Marino le suelta una patada a la chopper, que cae al suelo con un golpe seco. Saca la Glock del calibre 40 que lleva remetida en el pantalón por la parte de atrás y apunta al tipo entre los ojos.

—No seas tonto —le dice el tipo, al tiempo que los moteros empiezan a gritar desde el porche—. Si me pegas un tiro, ya puedes dar por terminada la mierda de vida que llevas.

—¡Eh! ¡Eh! ¡Eh!

—¡Venga, tranquilo!

—¡Pete!

Marino tiene la sensación de que la parte superior del cráneo se le separa flotando del resto del cuerpo mientras mira fijamente el punto entre los ojos del hombre. Desliza hacia atrás la guía del arma para introducir una bala en la recámara.

—Si me matas, date por muerto tú también —insiste el del pañuelo, pero está asustado.

Los moteros están de pie, venga gritar, y Marino es vagamente consciente de que algunos se aventuran a salir al aparcamiento.

—Recoge esa mierda de moto y lárgate —le dice Marino, y baja el arma—. Deja al perro.

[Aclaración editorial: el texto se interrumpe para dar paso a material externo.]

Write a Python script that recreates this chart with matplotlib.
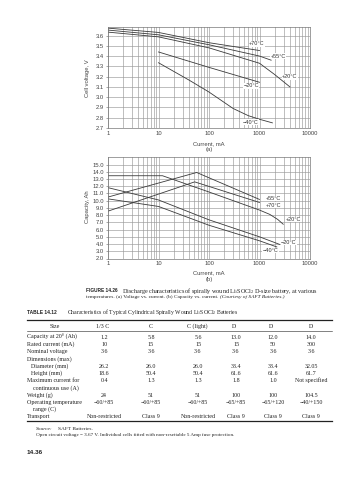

—¡No pienso dejar a mi maldito perro!

—Vas a dejarlo. Lo tratas de puta pena. Y ahora largo de aquí antes de que te abra un tercer ojo.

Mientras la chopper se aleja con un bramido, Marino vacía la recámara y vuelve a meterse la pistola en el pantalón a la espalda, sin saber muy bien qué le acaba de sobrevenir, cosa que le aterra.

Acaricia al perro, que sigue aplastado sobre el vientre y le lame la mano.

—Ya encontraremos alguna buena persona que se ocupe de ti —le dice Marino mientras alguien lo coge por el brazo con fuerza. Levanta la mirada hacia Jess.

—Me parece que ya es hora de que te ocupes de esto —le aconseja.

—¿De qué me hablas?

—Ya sabes de qué, de esa mujer: te lo advertí. Te está machacando, te hace sentir como un don nadie, y mira lo que pasa. En apenas una semana te has convertido en un salvaje.

Las manos le tiemblan sin cesar. Mira a Jess para que pueda leerle los labios.

—Ha sido una estupidez, ¿verdad, Jess? Y ahora ¿qué? —Acaricia al perro.

—Será el perro del bar, y si ese tipo vuelve por aquí, no saldrá bien parado. Pero ahora más vale que te andes con cuidado, porque has echado algo a rodar.

—¿Lo habías visto alguna vez?

Ella niega con la cabeza.

Marino se fija en que Shandy está en el porche, junto a la barandilla. Se pregunta por qué no ha salido de allí. Él ha estado a punto de matar a alguien y ella sigue en el porche.